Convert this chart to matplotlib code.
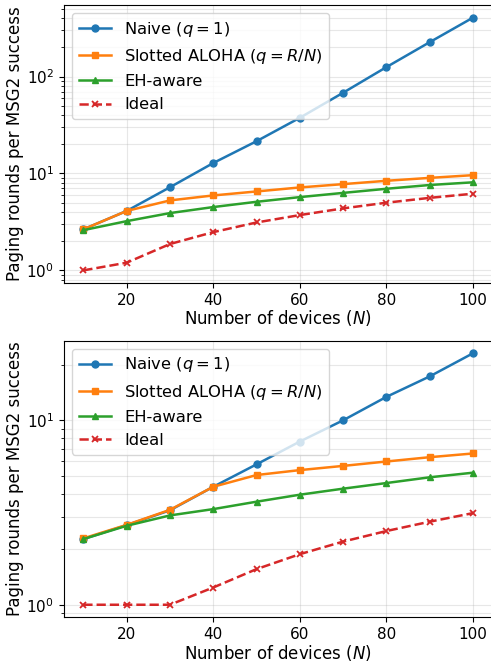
import matplotlib
matplotlib.use("Agg")
import matplotlib.pyplot as plt

N = [10, 20, 30, 40, 50, 60, 70, 80, 90, 100]

# Top panel
naive_top = [2.65, 4.1, 7.2, 12.8, 21.5, 37.5, 68, 125, 226, 405]
aloha_top = [2.65, 4.1, 5.27, 5.93, 6.52, 7.17, 7.76, 8.4, 9.0, 9.6]
eh_top = [2.6, 3.22, 3.9, 4.5, 5.1, 5.7, 6.3, 6.95, 7.6, 8.1]
ideal_top = [1.0, 1.2, 1.87, 2.48, 3.12, 3.72, 4.36, 4.99, 5.6, 6.18]

# Bottom panel
naive_bot = [2.27, 2.7, 3.25, 4.36, 5.77, 7.67, 10.0, 13.4, 17.3, 23.1]
aloha_bot = [2.29, 2.71, 3.27, 4.36, 5.05, 5.37, 5.66, 5.98, 6.31, 6.61]
eh_bot = [2.27, 2.68, 3.05, 3.3, 3.62, 3.95, 4.26, 4.57, 4.91, 5.2]
ideal_bot = [1.0, 1.0, 1.0, 1.24, 1.56, 1.88, 2.2, 2.51, 2.82, 3.14]

labels = [r"Naive ($q=1$)", r"Slotted ALOHA ($q=R/N$)", "EH-aware", "Ideal"]

plt.rcParams["font.size"] = 12
plt.rcParams["xtick.labelsize"] = 11
plt.rcParams["ytick.labelsize"] = 11
fig = plt.figure(figsize=(4.91, 6.65), dpi=100)
ax1 = fig.add_axes([0.130, 0.5744, 0.873, 0.4181])
ax2 = fig.add_axes([0.130, 0.0717, 0.873, 0.4160])

for ax, series in [(ax1, (naive_top, aloha_top, eh_top, ideal_top)),
                   (ax2, (naive_bot, aloha_bot, eh_bot, ideal_bot))]:
    ax.plot(N, series[0], "-o", color="#1f77b4", lw=1.8, ms=5, label=labels[0])
    ax.plot(N, series[1], "-s", color="#ff7f0e", lw=1.8, ms=5, label=labels[1])
    ax.plot(N, series[2], "-^", color="#2ca02c", lw=1.8, ms=5, label=labels[2])
    ax.plot(N, series[3], "--x", color="#d62728", lw=1.8, ms=5, mew=1.3, label=labels[3])
    ax.set_yscale("log")
    ax.set_xlabel(r"Number of devices ($N$)", labelpad=0.5)
    ax.set_ylabel("Paging rounds per MSG2 success", labelpad=1.5)
    ax.grid(True, which="both", alpha=0.3)
    ax.legend(loc="upper left", fontsize=11.8, labelspacing=0.5)

fig.savefig("out.png", dpi=100)
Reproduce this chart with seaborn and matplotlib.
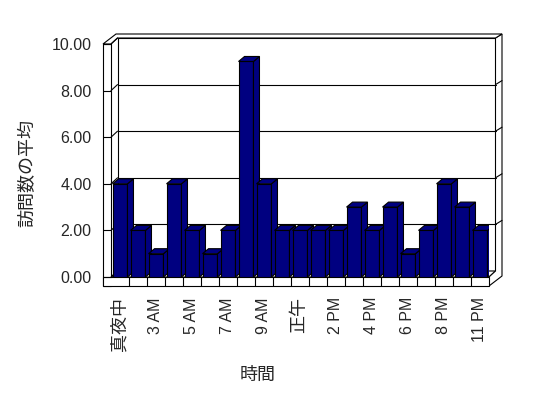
import matplotlib
matplotlib.use('Agg')
import matplotlib.pyplot as plt
from matplotlib.patches import Polygon, Rectangle
import seaborn as sns
import pandas as pd

# data (21 hour categories, every 2nd one labelled)
hours = ['真夜中', '1 AM', '3 AM', '4 AM', '5 AM', '6 AM', '7 AM', '8 AM', '9 AM', '10 AM',
         '正午', '1 PM', '2 PM', '3 PM', '4 PM', '5 PM', '6 PM', '7 PM', '8 PM', '9 PM', '11 PM']
visits = [4, 2, 1, 4, 2, 1, 2, 9.25, 4, 2, 2, 2, 2, 3, 2, 3, 1, 2, 4, 3, 2]
y_ticks = [0, 2, 4, 6, 8, 10]
x_label = '時間'
y_label = '訪問数の平均'

navy = '#000080'

sns.set_style('white')
plt.rcParams['font.family'] = ['Liberation Sans', 'Noto Sans CJK JP']

W, H = 548, 398
fig = plt.figure(figsize=(W / 100, H / 100), dpi=100)
ax = fig.add_axes([111 / W, (H - 277) / H, 378 / W, 233 / H])

df = pd.DataFrame({'hour': hours, 'visits': visits})
sns.barplot(data=df, x='hour', y='visits', order=hours, color=navy, saturation=1,
            width=0.83, edgecolor='black', linewidth=0.8, ax=ax, zorder=3)

x0, x1 = -0.5, len(hours) - 0.5
ymax = y_ticks[-1]
ax.set_xlim(x0, x1)
ax.set_ylim(0, ymax)
ax.set_facecolor('none')
for s in ax.spines.values():
    s.set_visible(False)
ax.set_xlabel('')
ax.set_ylabel('')

# pixel -> data unit sizes
px = (x1 - x0) / 378
py = ymax / 233

# 3d look for the bars
bdx, bdy = 6 * px, 5 * py
for i, p in enumerate(ax.patches):
    bx, bw, bh = p.get_x(), p.get_width(), p.get_height()
    p.set_zorder(3 + 2 * i)
    side = Polygon([(bx + bw, 0), (bx + bw + bdx, bdy), (bx + bw + bdx, bh + bdy), (bx + bw, bh)],
                   closed=True, facecolor=navy, edgecolor='black', lw=0.8, zorder=4 + 2 * i)
    top = Polygon([(bx, bh), (bx + bdx, bh + bdy), (bx + bw + bdx, bh + bdy), (bx + bw, bh)],
                  closed=True, facecolor=navy, edgecolor='black', lw=0.8, zorder=4 + 2 * i)
    ax.add_patch(side)
    ax.add_patch(top)

# walls and floor
d1x, d1y = 6.5 * px, 6 * py
d2x, d2y = 13 * px, 10 * py
lw_x = x0 - 8 * px
fb = -9 * py
kw = dict(facecolor='white', edgecolor='black', lw=0.8, clip_on=False)
lk = dict(color='black', lw=0.8, clip_on=False)

ax.add_patch(Rectangle((x0 + d1x, d1y), x1 - x0, ymax, zorder=0, **kw))
ax.add_patch(Polygon([(x0, 0), (x1, 0), (x1 + d1x, d1y), (x0 + d1x, d1y)], zorder=0.5, **kw))
ax.add_patch(Polygon([(x1, fb), (x1 + d2x, fb + d2y), (x1 + d2x, ymax + d2y),
                      (x1 + d1x, ymax + d1y), (x1 + d1x, d1y), (x1, 0)], zorder=0.5, **kw))
ax.add_patch(Polygon([(lw_x, ymax), (lw_x + d2x, ymax + d2y), (x1 + d2x, ymax + d2y),
                      (x1 + d1x, ymax + d1y), (x0 + d1x, ymax + d1y), (x0, ymax)], zorder=0.5, **kw))
ax.add_patch(Rectangle((lw_x, fb), x0 - lw_x, ymax - fb, zorder=1, **kw))
ax.add_patch(Rectangle((lw_x, fb), x1 - lw_x, -fb, zorder=1, **kw))

for v in y_ticks:
    ax.plot([lw_x, x0], [v, v], zorder=1.5, **lk)
    ax.plot([x0, x0 + d1x], [v, v + d1y], zorder=1.5, **lk)
    if 0 < v < ymax:
        ax.plot([x0 + d1x, x1 + d1x], [v + d1y, v + d1y], zorder=0.8, **lk)
        ax.plot([x1 + d1x, x1 + d2x], [v + d1y, v + d2y], zorder=0.8, **lk)
for i in range(len(hours) - 1):
    ax.plot([i + 0.5, i + 0.5], [fb, 0], zorder=1.5, **lk)

ax.set_yticks(y_ticks)
ax.set_yticklabels([f'{v:.2f}' for v in y_ticks])
ax.set_xticks(range(0, len(hours), 2))
ax.set_xticklabels(hours[::2], rotation=90, va='top', ha='center')
ax.tick_params(axis='y', length=0, pad=14, labelsize=11.5)
ax.tick_params(axis='x', length=0, pad=14.4, labelsize=11.5)
for t in ax.get_xticklabels():
    if not t.get_text()[0].isdigit():
        t.set_fontsize(13)

fig.text(28 / W, 1 - 173 / H, y_label, rotation=90, ha='center', va='center', fontsize=13)
fig.text(258 / W, 1 - 375 / H, x_label, ha='center', va='center', fontsize=13)

fig.savefig('out.png', dpi=100)
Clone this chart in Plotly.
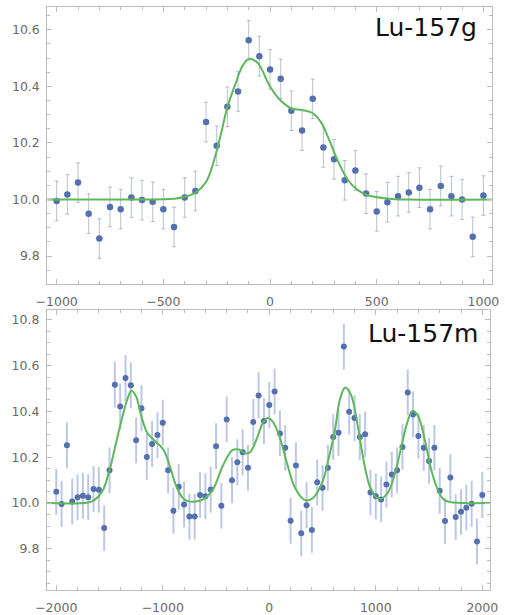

*EXERCISE REQUIREMENTS*.
Report the number of lines that include the string "chart"; return nothing but the count.

*SOLUTION FOR THIS TASK*.
3